How to Start a Personal Training Business from Home

Steps to Starting a Personal Trainer Home Business

Personal Training Home Business
Help others get fit and strong with a personal training business. Credit: Stuart Ashley | Getty Images

Do you like working out and being fit? Do you want to share your enthusiasm for fitness with others and get paid? Then a personal training business might be for you.

The market for fitness training is large, and includes people of all ages,body types, and goals. Increased awareness of the importance of fitness has made the industry stable, with expected growth of 10% through 2026, according to the Bureau of Labor Statistics' Occupational Outlook Handbook.

According to Payscale (2017), personal trainer rates are generally $9.96 to $49.30 an hour, with yearly earnings of $20,901 to $91,240.

Most personal trainers are aligned with gyms, community centers, or sports teams; however, many work for themselves, making house calls, working with their clients' equipment and bringing a minimum of their own supplies.

Some fitness instructors come with a health and exercise background, while others discover their interest in the industry through their own experience in fitness training. While a degree isn't required to be a fitness trainer, certification is. Many organizations provide personal fitness certification, which covers anatomy, kinesiology, training techniques and more. 

Along with knowledge and experience in personal training, trainers should have good people skills to motivate their clients, as well as empathize with the challenges clients face.

Many trainers focus on specific groups, such as seniors or athletes. 

Pros of a Personal Trainer Home Business

Helping people reach their weight loss or fitness goals can be extremely satisfying. Other benefits of a home-based personal trainer business include:

  • Clientele for personal trainers tends to be on the wealthier side.
  • Freelance personal trainers have far greater earning potential than the fitness workers' median average of $35,785 per year, which makes going on your own more profitable than being an employee of a gym or fitness facility.
  • You stay fit. 
  • While you may have to travel to clients homes, business management can be done from your home. In some cases, you might be able to see clients in your home, but you'll want to make sure you have adequate liability insurance to cover any injuries a client my sustain in your home, plus you need to check zoning requirements in your neighborhood regarding running a home business.

Cons of a Personal Trainer Home Business

Running a personal trainer business isn't all about barking out squat counts. There are some challenges to consider before starting a personal training business such as:

  • It can take a while to grow a client base.
  • Clients may be unmotivated or difficult to work with.
  • There is pressure to look the part because few people will hire a pudgy coach. This is one of those business ideas where you will need to practice what you preach.
  • Continuing education and re-certification is required every year or two years depending on your certification source..
  • You need to stay on top of research and trends related to fitness and health. 
  • Potential for injury is high, requiring you to have very good insurance. This is especially true if you see clients in your home.

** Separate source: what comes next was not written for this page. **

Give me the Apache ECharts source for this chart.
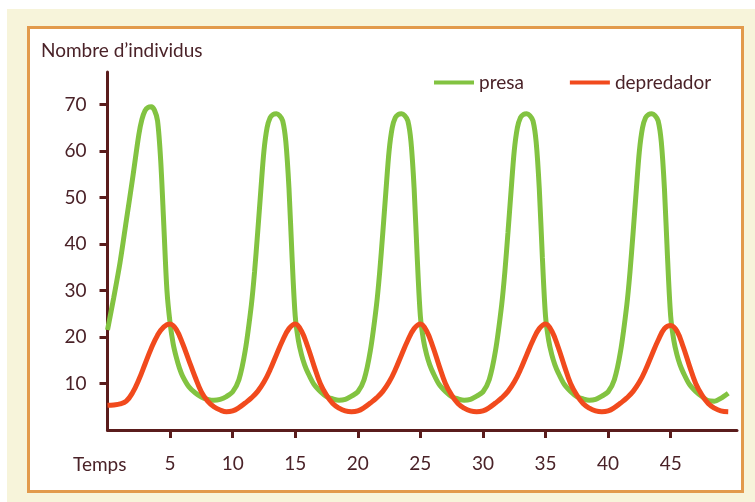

What You Need to Get Started in a Personal Trainer Home Business

If you're still intrigued by starting a personal training business, getting started doesn't take much time. Here's what you need:

  • Experience in personal training. Most certification programs have the expectation that you know about exercise and fitness before you take the certification course. This experience can be through your own fitness journey.
  • Certification through a major authority such as the American College of Sports Medicine, the American Council on Exercise, the Aerobics and Fitness Association of America, or the National Strength and Conditioning Council.
  • Business license and other business related requirements, such as zoning approval if you see clients in your home. 
  • Good business insurance. Fitness has a high risk of injury so you want to protect yourself from lawsuits if a client gets hurt doing one of your recommended exercises.
  • Business plan outlining the details of your business, your target market, and how you'll finance your business
  • Marketing plan with strategies on how to get clients. Some options include offering a free 30-minute training session or evaluation, attend fitness fairs, and YouTube videos showing a specific fitness move.
  • Equipment. While your clients may have some equipment, you'll be expected to have your own as well. 
  • Develop a system for getting referrals and testimonials. You might want to offer small group training, which can lower the cost for individual clients, while getting you more clients to work with.